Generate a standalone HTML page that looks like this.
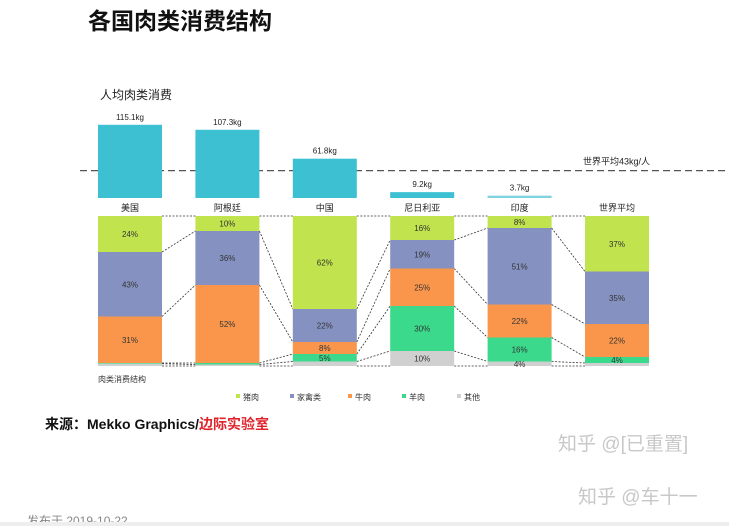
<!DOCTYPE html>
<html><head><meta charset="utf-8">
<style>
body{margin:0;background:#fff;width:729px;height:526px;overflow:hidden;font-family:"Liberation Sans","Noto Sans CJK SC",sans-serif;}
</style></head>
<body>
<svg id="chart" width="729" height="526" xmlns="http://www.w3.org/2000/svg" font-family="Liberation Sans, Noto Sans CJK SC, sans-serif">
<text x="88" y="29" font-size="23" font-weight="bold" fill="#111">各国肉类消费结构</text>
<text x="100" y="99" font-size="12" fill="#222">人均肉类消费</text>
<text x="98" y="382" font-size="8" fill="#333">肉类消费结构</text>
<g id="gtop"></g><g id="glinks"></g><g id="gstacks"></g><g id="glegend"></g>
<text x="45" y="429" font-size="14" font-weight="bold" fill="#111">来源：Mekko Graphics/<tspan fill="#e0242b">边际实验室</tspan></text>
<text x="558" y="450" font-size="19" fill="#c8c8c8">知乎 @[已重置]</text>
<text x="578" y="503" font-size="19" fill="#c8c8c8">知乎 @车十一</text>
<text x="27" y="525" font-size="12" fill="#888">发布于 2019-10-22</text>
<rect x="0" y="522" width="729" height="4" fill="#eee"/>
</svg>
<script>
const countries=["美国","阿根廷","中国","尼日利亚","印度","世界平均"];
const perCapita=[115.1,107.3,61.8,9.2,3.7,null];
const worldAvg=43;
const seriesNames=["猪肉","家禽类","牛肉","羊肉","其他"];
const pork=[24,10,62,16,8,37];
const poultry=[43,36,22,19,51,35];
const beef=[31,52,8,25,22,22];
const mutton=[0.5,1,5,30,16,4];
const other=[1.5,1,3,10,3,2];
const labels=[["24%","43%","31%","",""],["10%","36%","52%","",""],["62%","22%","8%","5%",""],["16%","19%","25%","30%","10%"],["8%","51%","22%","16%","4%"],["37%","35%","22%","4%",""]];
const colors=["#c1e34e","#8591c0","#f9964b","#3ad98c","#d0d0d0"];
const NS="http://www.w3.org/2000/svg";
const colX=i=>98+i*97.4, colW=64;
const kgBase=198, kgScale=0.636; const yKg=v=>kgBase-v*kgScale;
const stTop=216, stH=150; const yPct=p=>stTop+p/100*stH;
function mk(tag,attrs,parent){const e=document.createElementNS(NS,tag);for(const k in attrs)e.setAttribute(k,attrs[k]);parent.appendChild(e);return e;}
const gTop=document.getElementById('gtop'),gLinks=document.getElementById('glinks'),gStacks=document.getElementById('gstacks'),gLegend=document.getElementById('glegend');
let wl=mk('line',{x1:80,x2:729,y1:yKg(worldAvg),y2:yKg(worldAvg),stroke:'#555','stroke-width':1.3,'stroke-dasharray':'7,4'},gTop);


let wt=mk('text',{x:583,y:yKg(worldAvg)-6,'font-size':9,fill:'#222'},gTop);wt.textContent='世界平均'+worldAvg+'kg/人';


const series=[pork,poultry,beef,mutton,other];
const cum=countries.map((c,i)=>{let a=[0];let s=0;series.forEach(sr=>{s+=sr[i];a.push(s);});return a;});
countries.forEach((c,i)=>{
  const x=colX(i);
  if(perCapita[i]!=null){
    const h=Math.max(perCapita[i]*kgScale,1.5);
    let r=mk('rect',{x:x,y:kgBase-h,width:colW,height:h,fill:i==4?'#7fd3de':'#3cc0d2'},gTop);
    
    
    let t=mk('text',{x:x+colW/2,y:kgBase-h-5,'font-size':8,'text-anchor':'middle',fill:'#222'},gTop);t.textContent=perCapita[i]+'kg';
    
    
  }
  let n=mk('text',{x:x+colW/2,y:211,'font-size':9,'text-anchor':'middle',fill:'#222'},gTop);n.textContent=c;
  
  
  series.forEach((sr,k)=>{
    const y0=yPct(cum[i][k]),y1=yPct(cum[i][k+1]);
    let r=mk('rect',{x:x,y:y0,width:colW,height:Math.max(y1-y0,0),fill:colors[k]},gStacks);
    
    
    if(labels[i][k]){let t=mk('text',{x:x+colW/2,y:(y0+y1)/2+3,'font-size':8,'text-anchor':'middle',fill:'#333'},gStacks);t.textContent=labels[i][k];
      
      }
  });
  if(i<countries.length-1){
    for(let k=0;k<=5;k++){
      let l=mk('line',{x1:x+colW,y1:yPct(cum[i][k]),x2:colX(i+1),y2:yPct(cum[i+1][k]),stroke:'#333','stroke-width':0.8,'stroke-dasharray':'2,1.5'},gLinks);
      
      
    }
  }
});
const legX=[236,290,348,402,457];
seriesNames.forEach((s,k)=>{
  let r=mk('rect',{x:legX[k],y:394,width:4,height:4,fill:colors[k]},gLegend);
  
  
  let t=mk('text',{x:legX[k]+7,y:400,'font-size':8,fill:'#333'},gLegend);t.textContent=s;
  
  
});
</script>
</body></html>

JOB - Extract every line of the data exactly; pictures stay out.

WORKED ANSWER -
Generate a standalone HTML page that looks like this.
<!DOCTYPE html>
<html><head><meta charset="utf-8">
<style>
body{margin:0;background:#fff;width:729px;height:526px;overflow:hidden;font-family:"Liberation Sans","Noto Sans CJK SC",sans-serif;}
</style></head>
<body>
<svg id="chart" width="729" height="526" xmlns="http://www.w3.org/2000/svg" font-family="Liberation Sans, Noto Sans CJK SC, sans-serif">
<text x="88" y="29" font-size="23" font-weight="bold" fill="#111">各国肉类消费结构</text>
<text x="100" y="99" font-size="12" fill="#222">人均肉类消费</text>
<text x="98" y="382" font-size="8" fill="#333">肉类消费结构</text>
<g id="gtop"></g><g id="glinks"></g><g id="gstacks"></g><g id="glegend"></g>
<text x="45" y="429" font-size="14" font-weight="bold" fill="#111">来源：Mekko Graphics/<tspan fill="#e0242b">边际实验室</tspan></text>
<text x="558" y="450" font-size="19" fill="#c8c8c8">知乎 @[已重置]</text>
<text x="578" y="503" font-size="19" fill="#c8c8c8">知乎 @车十一</text>
<text x="27" y="525" font-size="12" fill="#888">发布于 2019-10-22</text>
<rect x="0" y="522" width="729" height="4" fill="#eee"/>
</svg>
<script>
const countries=["美国","阿根廷","中国","尼日利亚","印度","世界平均"];
const perCapita=[115.1,107.3,61.8,9.2,3.7,null];
const worldAvg=43;
const seriesNames=["猪肉","家禽类","牛肉","羊肉","其他"];
const pork=[24,10,62,16,8,37];
const poultry=[43,36,22,19,51,35];
const beef=[31,52,8,25,22,22];
const mutton=[0.5,1,5,30,16,4];
const other=[1.5,1,3,10,3,2];
const labels=[["24%","43%","31%","",""],["10%","36%","52%","",""],["62%","22%","8%","5%",""],["16%","19%","25%","30%","10%"],["8%","51%","22%","16%","4%"],["37%","35%","22%","4%",""]];
const colors=["#c1e34e","#8591c0","#f9964b","#3ad98c","#d0d0d0"];
const NS="http://www.w3.org/2000/svg";
const colX=i=>98+i*97.4, colW=64;
const kgBase=198, kgScale=0.636; const yKg=v=>kgBase-v*kgScale;
const stTop=216, stH=150; const yPct=p=>stTop+p/100*stH;
function mk(tag,attrs,parent){const e=document.createElementNS(NS,tag);for(const k in attrs)e.setAttribute(k,attrs[k]);parent.appendChild(e);return e;}
const gTop=document.getElementById('gtop'),gLinks=document.getElementById('glinks'),gStacks=document.getElementById('gstacks'),gLegend=document.getElementById('glegend');
let wl=mk('line',{x1:80,x2:729,y1:yKg(worldAvg),y2:yKg(worldAvg),stroke:'#555','stroke-width':1.3,'stroke-dasharray':'7,4'},gTop);


let wt=mk('text',{x:583,y:yKg(worldAvg)-6,'font-size':9,fill:'#222'},gTop);wt.textContent='世界平均'+worldAvg+'kg/人';


const series=[pork,poultry,beef,mutton,other];
const cum=countries.map((c,i)=>{let a=[0];let s=0;series.forEach(sr=>{s+=sr[i];a.push(s);});return a;});
countries.forEach((c,i)=>{
  const x=colX(i);
  if(perCapita[i]!=null){
    const h=Math.max(perCapita[i]*kgScale,1.5);
    let r=mk('rect',{x:x,y:kgBase-h,width:colW,height:h,fill:i==4?'#7fd3de':'#3cc0d2'},gTop);
    
    
    let t=mk('text',{x:x+colW/2,y:kgBase-h-5,'font-size':8,'text-anchor':'middle',fill:'#222'},gTop);t.textContent=perCapita[i]+'kg';
    
    
  }
  let n=mk('text',{x:x+colW/2,y:211,'font-size':9,'text-anchor':'middle',fill:'#222'},gTop);n.textContent=c;
  
  
  series.forEach((sr,k)=>{
    const y0=yPct(cum[i][k]),y1=yPct(cum[i][k+1]);
    let r=mk('rect',{x:x,y:y0,width:colW,height:Math.max(y1-y0,0),fill:colors[k]},gStacks);
    
    
    if(labels[i][k]){let t=mk('text',{x:x+colW/2,y:(y0+y1)/2+3,'font-size':8,'text-anchor':'middle',fill:'#333'},gStacks);t.textContent=labels[i][k];
      
      }
  });
  if(i<countries.length-1){
    for(let k=0;k<=5;k++){
      let l=mk('line',{x1:x+colW,y1:yPct(cum[i][k]),x2:colX(i+1),y2:yPct(cum[i+1][k]),stroke:'#333','stroke-width':0.8,'stroke-dasharray':'2,1.5'},gLinks);
      
      
    }
  }
});
const legX=[236,290,348,402,457];
seriesNames.forEach((s,k)=>{
  let r=mk('rect',{x:legX[k],y:394,width:4,height:4,fill:colors[k]},gLegend);
  
  
  let t=mk('text',{x:legX[k]+7,y:400,'font-size':8,fill:'#333'},gLegend);t.textContent=s;
  
  
});
</script>
</body></html>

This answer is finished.